▼▼▼
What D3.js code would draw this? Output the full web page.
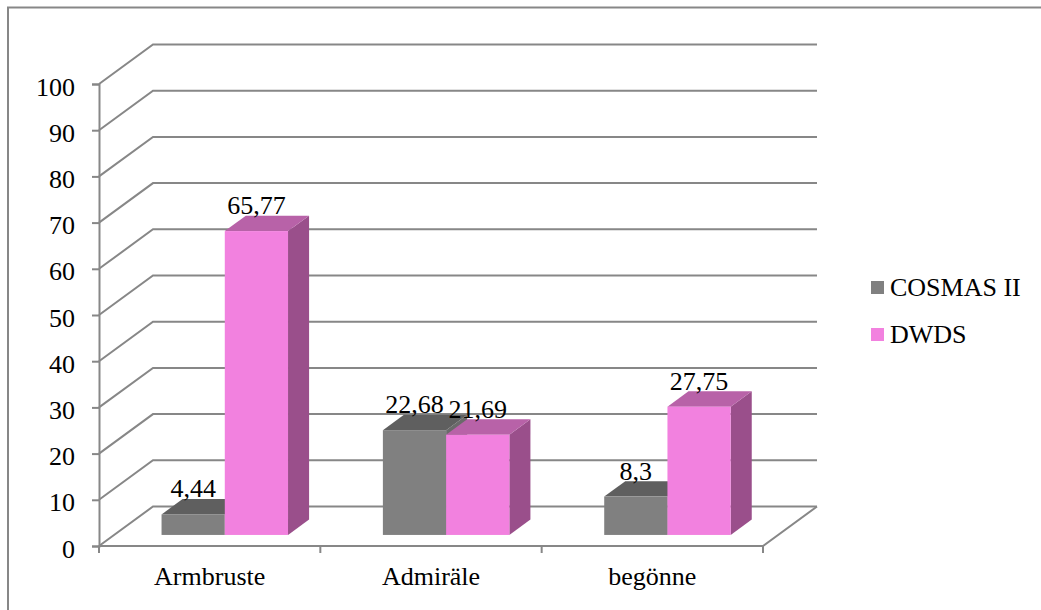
<!DOCTYPE html>
<html>
<head>
<meta charset="utf-8">
<script src="https://cdn.jsdelivr.net/npm/d3@7"></script>
<style>
  html, body { margin: 0; padding: 0; background: #fff; }
  svg text { fill: #000; }
</style>
</head>
<body>
<svg id="chart" width="1041" height="610"></svg>
<script>
// Word-form frequencies in two corpora
const categories = ["Armbruste", "Admiräle", "begönne"];
const seriesNames = ["COSMAS II", "DWDS"];
const cosmasValues = [4.44, 22.68, 8.3];
const dwdsValues = [65.77, 21.69, 27.75];
const valueLabels = [["4,44", "22,68", "8,3"], ["65,77", "21,69", "27,75"]];
const yTicks = [0, 10, 20, 30, 40, 50, 60, 70, 80, 90, 100];

const series = [cosmasValues, dwdsValues];
const serifFont = "Liberation Serif, DejaVu Serif, Noto Serif, Nimbus Roman, FreeSerif, Tinos, Times New Roman, Times, serif";

// face colours per series: front, top, side
const palette = [
  { front: "#808080", top: "#5f5f5f", side: "#6a6a6a" },
  { front: "#f281df", top: "#b862a8", side: "#9a4f8b" }
];

const svg = d3.select("#chart");
const lineColor = "#878787";

// outer frame (top and left edges)
svg.append("path")
  .attr("d", "M8,610 L8,7.5 L1041,7.5")
  .attr("fill", "none").attr("stroke", lineColor).attr("stroke-width", 2);

// front plane of the 3-D box
const front = { left: 99, right: 763, bottom: 546, top: 84 };
const depth = { dx: 54, dy: -39.5 };

const y = d3.scaleLinear().domain([0, 100]).range([front.bottom, front.top]);
const x0 = d3.scaleBand().domain(categories).range([front.left, front.right]).paddingInner(0).paddingOuter(0);

// gap width 150 % of a bar
const groupW = x0.bandwidth() * 2 / 3.5;
const x1 = d3.scaleBand().domain(seriesNames).range([0, groupW]).padding(0);

// depth position of the bars (fraction of box depth)
const barT0 = 0.28, barT1 = 0.67;
const off = t => [depth.dx * t, depth.dy * t];

const grid = svg.append("g").attr("fill", "none").attr("stroke", lineColor).attr("stroke-width", 2);

// gridlines on side wall and back wall
yTicks.forEach(v => {
  const yy = y(v);
  grid.append("path")
    .attr("d", `M${front.left},${yy} L${front.left + depth.dx},${yy + depth.dy} L${front.right + depth.dx},${yy + depth.dy}`);
});
// floor outline
grid.append("path")
  .attr("d", `M${front.left},${y(0)} L${front.right},${y(0)} L${front.right + depth.dx},${y(0) + depth.dy}`);

// value axis
const yAxis = d3.axisLeft(y).tickValues(yTicks).tickSize(7).tickPadding(17).tickFormat(d3.format("d"));
const yg = svg.append("g").attr("transform", `translate(${front.left},0)`).call(yAxis)
  .attr("font-family", serifFont).attr("font-size", 26);
yg.select(".domain").attr("stroke", lineColor).attr("stroke-width", 2);
yg.selectAll(".tick line").attr("stroke", lineColor).attr("stroke-width", 2);
yg.selectAll(".tick text").attr("dy", 11).attr("font-family", serifFont).attr("font-size", 26);

// category axis ticks at band boundaries
const bounds = categories.map(c => x0(c)).concat([front.right]);
svg.append("g").selectAll("line").data(bounds).join("line")
  .attr("x1", d => d).attr("x2", d => d)
  .attr("y1", y(0)).attr("y2", y(0) + 7)
  .attr("stroke", lineColor).attr("stroke-width", 2);

svg.append("g").selectAll("text").data(categories).join("text")
  .attr("x", d => x0(d) + x0.bandwidth() / 2)
  .attr("y", 585)
  .attr("text-anchor", "middle")
  .attr("font-family", serifFont).attr("font-size", 26)
  .text(d => d);

// bars
const [fx, fy] = off(barT0);
const [bx, by] = off(barT1);
const ddx = bx - fx, ddy = by - fy;
const bars = svg.append("g");
const labels = svg.append("g");

categories.forEach((cat, ci) => {
  series.forEach((vals, si) => {
    const v = vals[ci];
    const left = x0(cat) + (x0.bandwidth() - groupW) / 2 + x1(seriesNames[si]) + fx;
    const w = x1.bandwidth();
    const bottom = y(0) + fy;
    const top = y(v) + fy;
    const c = palette[si];
    const g = bars.append("g");
    // side face
    g.append("path")
      .attr("d", `M${left + w},${bottom} L${left + w + ddx},${bottom + ddy} L${left + w + ddx},${top + ddy} L${left + w},${top} Z`)
      .attr("fill", c.side);
    // top face
    g.append("path")
      .attr("d", `M${left},${top} L${left + ddx},${top + ddy} L${left + w + ddx},${top + ddy} L${left + w},${top} Z`)
      .attr("fill", c.top);
    // front face
    g.append("rect")
      .attr("x", left).attr("y", top)
      .attr("width", w).attr("height", bottom - top)
      .attr("fill", c.front);

    labels.append("text")
      .attr("x", left + w / 2)
      .attr("y", top - 17)
      .attr("text-anchor", "middle")
      .attr("font-family", serifFont).attr("font-size", 26)
      .text(valueLabels[si][ci]);
  });
});

// legend
const legend = svg.append("g");
seriesNames.forEach((name, i) => {
  const ly = 281 + i * 47;
  legend.append("rect")
    .attr("x", 871).attr("y", ly).attr("width", 13).attr("height", 13)
    .attr("fill", palette[i].front);
  legend.append("text")
    .attr("x", 890).attr("y", ly + 15)
    .attr("font-family", serifFont).attr("font-size", 26)
    .text(name);
});
</script>
</body>
</html>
▲▲▲
● TASK TO COMPLETE: Skip every picture and transcribe the data above exactly.

● FULL RESPONSE:
What D3.js code would draw this? Output the full web page.
<!DOCTYPE html>
<html>
<head>
<meta charset="utf-8">
<script src="https://cdn.jsdelivr.net/npm/d3@7"></script>
<style>
  html, body { margin: 0; padding: 0; background: #fff; }
  svg text { fill: #000; }
</style>
</head>
<body>
<svg id="chart" width="1041" height="610"></svg>
<script>
// Word-form frequencies in two corpora
const categories = ["Armbruste", "Admiräle", "begönne"];
const seriesNames = ["COSMAS II", "DWDS"];
const cosmasValues = [4.44, 22.68, 8.3];
const dwdsValues = [65.77, 21.69, 27.75];
const valueLabels = [["4,44", "22,68", "8,3"], ["65,77", "21,69", "27,75"]];
const yTicks = [0, 10, 20, 30, 40, 50, 60, 70, 80, 90, 100];

const series = [cosmasValues, dwdsValues];
const serifFont = "Liberation Serif, DejaVu Serif, Noto Serif, Nimbus Roman, FreeSerif, Tinos, Times New Roman, Times, serif";

// face colours per series: front, top, side
const palette = [
  { front: "#808080", top: "#5f5f5f", side: "#6a6a6a" },
  { front: "#f281df", top: "#b862a8", side: "#9a4f8b" }
];

const svg = d3.select("#chart");
const lineColor = "#878787";

// outer frame (top and left edges)
svg.append("path")
  .attr("d", "M8,610 L8,7.5 L1041,7.5")
  .attr("fill", "none").attr("stroke", lineColor).attr("stroke-width", 2);

// front plane of the 3-D box
const front = { left: 99, right: 763, bottom: 546, top: 84 };
const depth = { dx: 54, dy: -39.5 };

const y = d3.scaleLinear().domain([0, 100]).range([front.bottom, front.top]);
const x0 = d3.scaleBand().domain(categories).range([front.left, front.right]).paddingInner(0).paddingOuter(0);

// gap width 150 % of a bar
const groupW = x0.bandwidth() * 2 / 3.5;
const x1 = d3.scaleBand().domain(seriesNames).range([0, groupW]).padding(0);

// depth position of the bars (fraction of box depth)
const barT0 = 0.28, barT1 = 0.67;
const off = t => [depth.dx * t, depth.dy * t];

const grid = svg.append("g").attr("fill", "none").attr("stroke", lineColor).attr("stroke-width", 2);

// gridlines on side wall and back wall
yTicks.forEach(v => {
  const yy = y(v);
  grid.append("path")
    .attr("d", `M${front.left},${yy} L${front.left + depth.dx},${yy + depth.dy} L${front.right + depth.dx},${yy + depth.dy}`);
});
// floor outline
grid.append("path")
  .attr("d", `M${front.left},${y(0)} L${front.right},${y(0)} L${front.right + depth.dx},${y(0) + depth.dy}`);

// value axis
const yAxis = d3.axisLeft(y).tickValues(yTicks).tickSize(7).tickPadding(17).tickFormat(d3.format("d"));
const yg = svg.append("g").attr("transform", `translate(${front.left},0)`).call(yAxis)
  .attr("font-family", serifFont).attr("font-size", 26);
yg.select(".domain").attr("stroke", lineColor).attr("stroke-width", 2);
yg.selectAll(".tick line").attr("stroke", lineColor).attr("stroke-width", 2);
yg.selectAll(".tick text").attr("dy", 11).attr("font-family", serifFont).attr("font-size", 26);

// category axis ticks at band boundaries
const bounds = categories.map(c => x0(c)).concat([front.right]);
svg.append("g").selectAll("line").data(bounds).join("line")
  .attr("x1", d => d).attr("x2", d => d)
  .attr("y1", y(0)).attr("y2", y(0) + 7)
  .attr("stroke", lineColor).attr("stroke-width", 2);

svg.append("g").selectAll("text").data(categories).join("text")
  .attr("x", d => x0(d) + x0.bandwidth() / 2)
  .attr("y", 585)
  .attr("text-anchor", "middle")
  .attr("font-family", serifFont).attr("font-size", 26)
  .text(d => d);

// bars
const [fx, fy] = off(barT0);
const [bx, by] = off(barT1);
const ddx = bx - fx, ddy = by - fy;
const bars = svg.append("g");
const labels = svg.append("g");

categories.forEach((cat, ci) => {
  series.forEach((vals, si) => {
    const v = vals[ci];
    const left = x0(cat) + (x0.bandwidth() - groupW) / 2 + x1(seriesNames[si]) + fx;
    const w = x1.bandwidth();
    const bottom = y(0) + fy;
    const top = y(v) + fy;
    const c = palette[si];
    const g = bars.append("g");
    // side face
    g.append("path")
      .attr("d", `M${left + w},${bottom} L${left + w + ddx},${bottom + ddy} L${left + w + ddx},${top + ddy} L${left + w},${top} Z`)
      .attr("fill", c.side);
    // top face
    g.append("path")
      .attr("d", `M${left},${top} L${left + ddx},${top + ddy} L${left + w + ddx},${top + ddy} L${left + w},${top} Z`)
      .attr("fill", c.top);
    // front face
    g.append("rect")
      .attr("x", left).attr("y", top)
      .attr("width", w).attr("height", bottom - top)
      .attr("fill", c.front);

    labels.append("text")
      .attr("x", left + w / 2)
      .attr("y", top - 17)
      .attr("text-anchor", "middle")
      .attr("font-family", serifFont).attr("font-size", 26)
      .text(valueLabels[si][ci]);
  });
});

// legend
const legend = svg.append("g");
seriesNames.forEach((name, i) => {
  const ly = 281 + i * 47;
  legend.append("rect")
    .attr("x", 871).attr("y", ly).attr("width", 13).attr("height", 13)
    .attr("fill", palette[i].front);
  legend.append("text")
    .attr("x", 890).attr("y", ly + 15)
    .attr("font-family", serifFont).attr("font-size", 26)
    .text(name);
});
</script>
</body>
</html>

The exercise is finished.